Case ID: ill_358/html/0334-01.html
Source: Caselaw Access Project
Author: {"author": "\n      Mr. Justice Herrick", "license": "Public Domain", "url": "https://static.case.law/"}
Date Created: 2024-08-24T03:29:51.129683

(No. 22520.'
    The People of the State of Illinois, Defendant in Error, vs. Charles J. Wolf, Plaintiff in Error.
    
      Opinion filed October 24, 1934
    
    Rehearing denied Dec. 17, 1934.
    
    Ode L. Rankin, for plaintiff in error.
    Otto Kerner, Attorney General, Thomas J. Courtney, State’s Attorney, and J. J. Neiger, (Edward E. Wilson, J. Albert Woll, John T. Gallagher, and Henry E. SeyFarTh, of counsel,) for the People.
   Mr. Justice Herrick

delivered the opinion of the court:

On April 27, 1933, an indictment was returned by the grand jury in the criminal court of Cook county charging Charles J. Wolf (hereinafter called the defendant) with the embezzlement of $38,345.99. The indictment consisted of six counts. Counts 1 and 2 charged the defendant, as president of the Citizens State Bank of Melrose Park, with embezzling said sum on May 23, 1930, from the bank. Counts 3 to 6, inclusive, charged him, as treasurer of the Veterans Park District, with the embezzlement on the same date of the same sum from the park district. On motion made by the defendant the People filed a bill of particulars, which amongst other things stated: “That Charles J. Wolf, on or about May 23, 1930, then and there being president, officer and agent in the employ of the Citizens State Bank of Melrose Park, a corporation, and then and there being treasurer of Veterans Park District, a municipal corporation, without right or authority by virtue of either of said offices fraudulently converted and embezzled to his own use $38,345.99 of the moneys on deposit in the Citizens State Bank of Melrose Park in the account of Veterans Park District on the dates and in the amounts following: September 30, 1929, $4000; September 20, 1929, $10,100; October 8, 1929, $4943.66; October 21, 1929, $5625; October 31, 1929, $4977.09; December 24, 1929, $2036; January 17, 1930, $5092.50; May 23, 1930, $1571.74.” Before pleading to the indictment, and subsequent to the filing of the bill of particulars, the defendant made his motion to compel the People to elect as to which felony charged by the indictment they would prosecute. This motion was denied. The defendant renewed his motion at the close of the evidence for the People. The motion was again denied. The defendant put in his evidence and the People their evidence in rebuttal. At the close of all the evidence in the case the People entered a nolle prosequi as to counts 1 and 2. The jury found the defendant guilty of the embezzlement charged in counts 3 to 6, inclusive, and the value of the property embezzled to be $38,345.99. The motions made by the defendant for new trial and in arrest of judgment were overruled, judgment was entered on the verdict and the defendant was sentenced to the penitentiary. To review that judgment a writ of error has been sued out of this court by the defendant.

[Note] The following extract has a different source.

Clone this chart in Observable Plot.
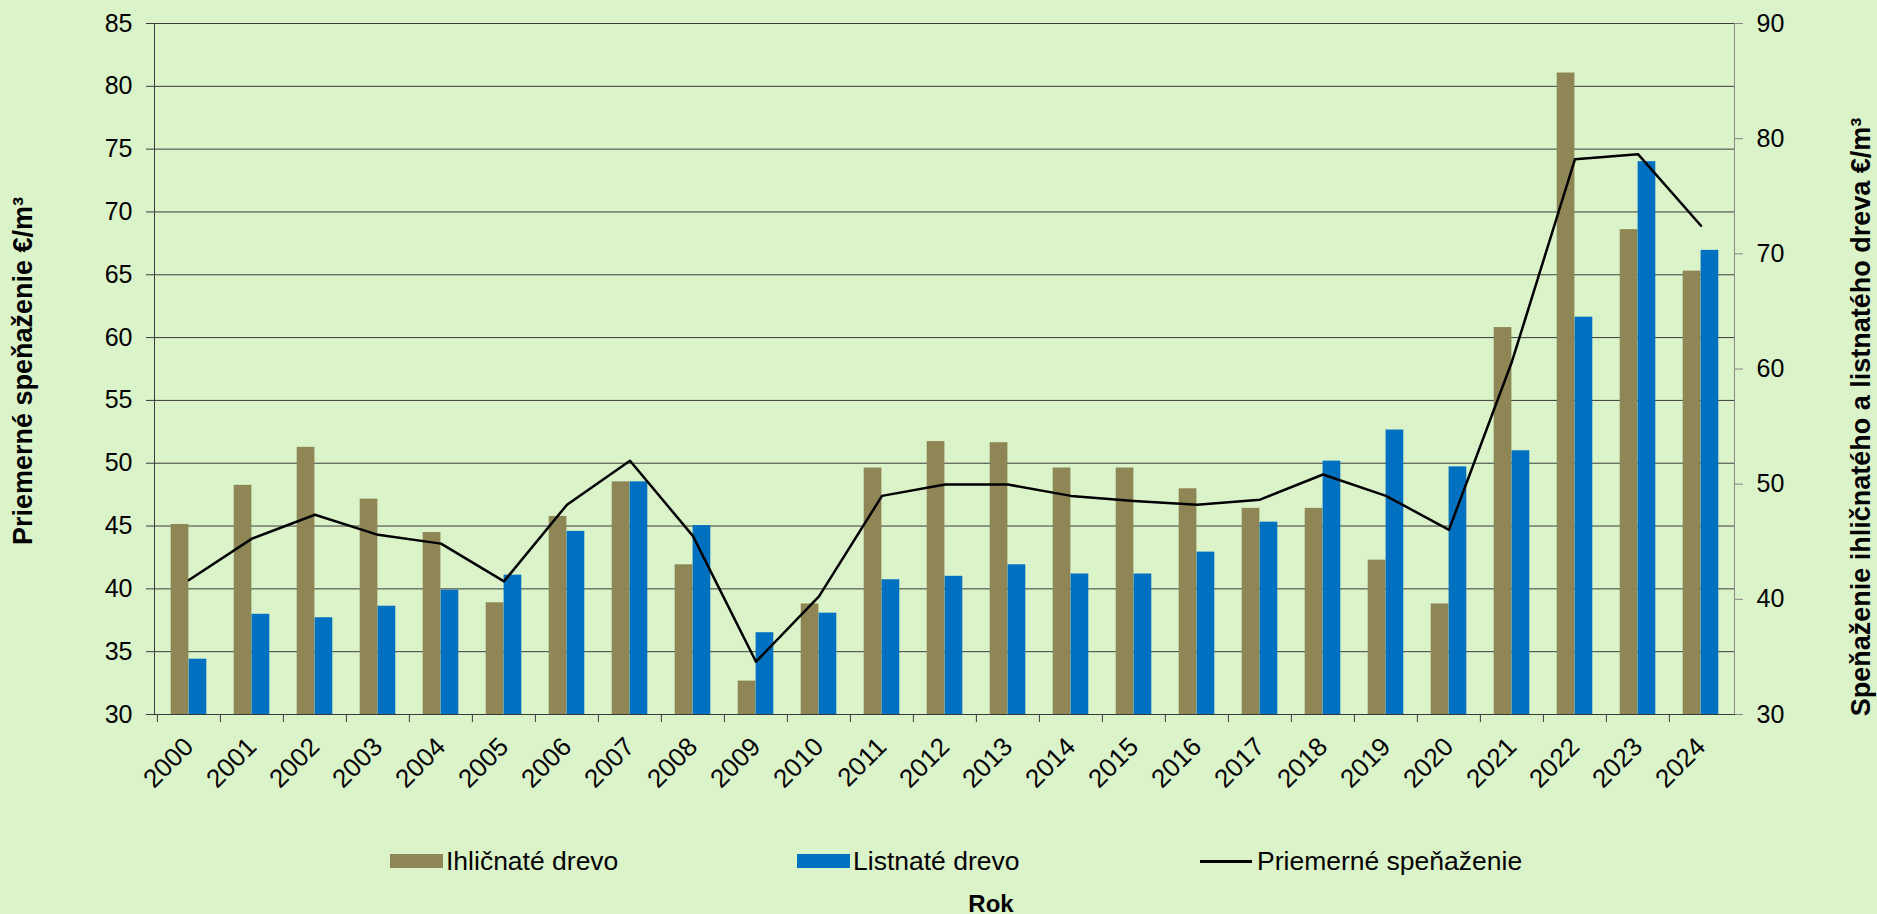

All of the several sums claimed to have been embezzled by the defendant, excepting the item of January 17, 1930, in the amount of $5092.50, were involved in the case of People v. Wolf, 352 Ill. 109. The facts surrounding those transactions as then shown by the record in that case are fully stated in that opinion. In that case, however, no evidence was offered by the defendant, while in the present case he put in evidence.

The defendant urges that the indictment by the first and second counts charged embezzlement by him, as a bank official, of the funds of a bank, and the remaining counts charged embezzlement by him, as treasurer of the park district, of the funds of such district; that two separate and distinct felonies being charged, the trial court erred in not compelling the People, at the close of the evidence for the People, to elect on which of the two felonies charged they would rely for a conviction. The indictment does charge two separate and distinct felonies — embezzlement from two corporations, one a private the other a municipal corporation, toward each of which the defendant bore a different relationship. Different penalties are prescribed by the statute for the commission of the separate offenses. Section 76 of the Criminal Code relates to embezzlement by a bank official from his bank, with a punishment for the violation of such section fixed at from one to ten years’ imprisonment in the penitentiary. Section 81 relates to embezzlement by a public official, with a penalty for a violation thereof fixed at from one to fifteen years.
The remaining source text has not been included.